After a hell of a week spent trying to get them buried, I tracked down Bo. Figured if he was still alive, he’d have some kind of plan put together, and he’d need some guys watching his back to pull it off. Hiking halfway across the states through a Great Plains winter wasn’t what I had him pegged for planning. But if that was the way it was, then that was the way it’d be. You pick your guys and stick with them.
So I kept my mouth shut and just watched the river as we walked along. The Musselshell wasn’t much compared to the Yellowstone, but skirting Billings had probably been a good idea. The last few cities we tried getting through had been nothing but trouble. Even Miles City wasn’t any kind of treat. Of course, that’s where we picked up Preacher.
We’d generally holed up in churches along the way. They’d have been picked clean of everything worth a nickel long before we came in, but like Bo says, it was still the safest place to spend a night. It took a certain kind of coward to rob a church, and they weren’t the kind to stick around once they’d finished. So Sarge and I, we took the sides with our shotguns like usual, since you can’t be too careful, and Bo walked on in.
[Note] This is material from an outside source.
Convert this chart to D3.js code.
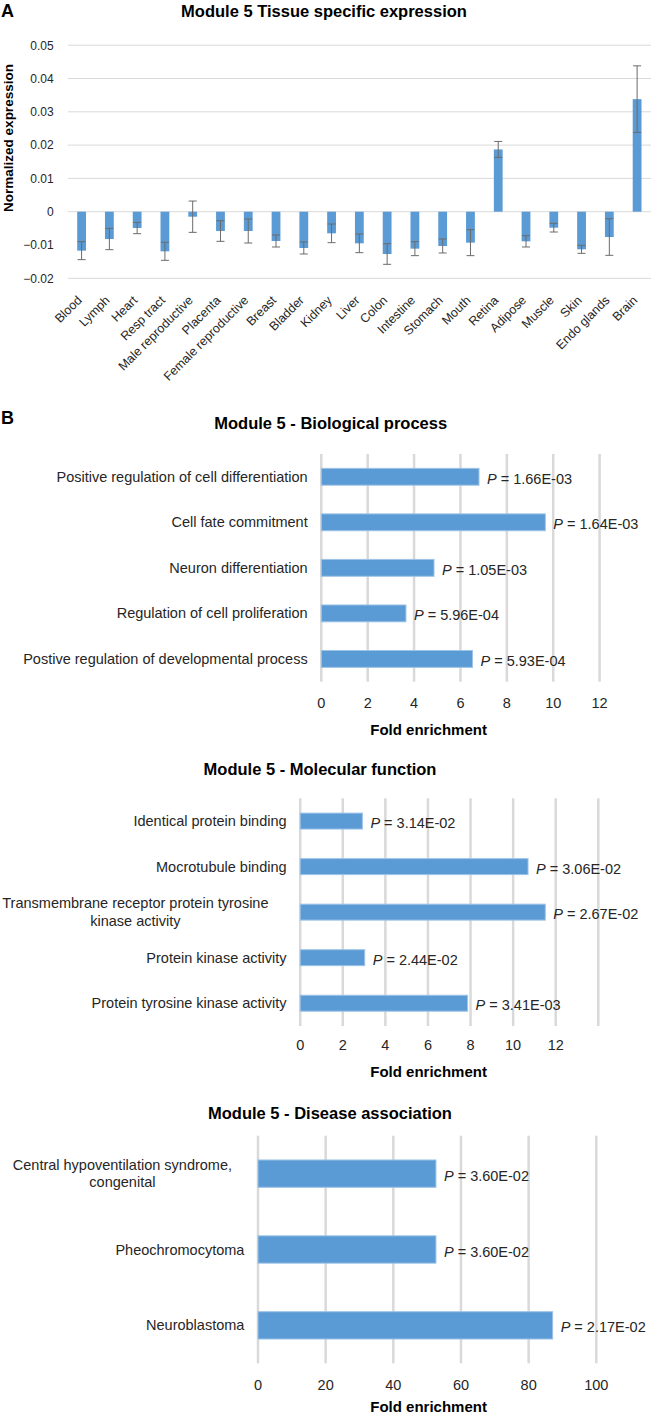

It was the strangest damn thing to see those candles going. First time I’d seen anyone praying in a church since the fall. I guess it might be different other places, where folks could hunt for their food or try and live off of canned goods from grocery stores and warehouses. But travelling through farm country, most of the living were out until dusk trying to get in as much of the seed as they could. There was plenty of ground going fallow, but with autumn half over, those people that were left were working like crazy to get the wheat and barley planted. Not a lot of time to light candles — and not a lot of time to waste on your knees.